Lakehouse Cooking: Cheater Pulled Pork

I have been making pulled pork by this method for years now. which I originally heard about on Splendid Table back in the Lynn Rosetto Kasper days.   The original method was described in this cookbook by Mindy Merrell and R.B. Quinn, who are Nashville based food writers.  I'm a huge fan of Nashville food....
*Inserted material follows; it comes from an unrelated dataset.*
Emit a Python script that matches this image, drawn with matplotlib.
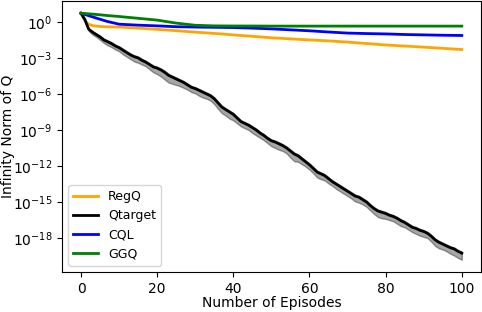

This cookbook is all about using liquid smoke to create BBQ flavor indoors.  For my pulled pork, I use a half bottle of liquid smoke and whatever rub I feel like making.    I buy my pork straight from the farmer so I have the butcher cut up my roasts into steaks for easier cubing.  This recipe is great for when we have guests at our lake house, because we can put it in the crock pot and forget about it all day and go up to Copper Harbor or hiking or whatever, and dinner will be ready when we get back to the house.   I buy some crusty rolls and the best bottled BBQ sauce I can find.   Super easy!

For the pork:

One 5- to 6-pound boneless Boston butt pork roast or same weight of boneless country-style pork ribs
1/4 cup of your favorite rub  (I like Alton Brown's Rub #9)
1/2 cup bottled smoke (I like hickory)
Barbecue sauce of your choice

Since I don't often have Rub #9 mixed up at the lakehouse, I will make a simple rub with what I often have on hand here:

2 T paprika
2 T kosher salt
2 T coarsely ground black pepper
1 T garlic powder
2 T dry mustard

Cut the pork butt into medium (2- to 3-inch) chunks (the ribs don't need to be cut up).  Put the pieces in a large slow cooker. Sprinkle the meat with the rub, turning the pieces to coat evenly. Add the bottled smoke. Cover and cook on high for 5 to 6 hours or on low for 10 to 12 hours, until the meat is pull-apart tender.   Using tongs and a slotted spoon, transfer the meat to a rimmed platter or baking sheet. Let rest until cool enough to handle. Pull the meat into strands. It should shred very easily. Serve the barbecue piled on buns with your favorite barbecue sauce.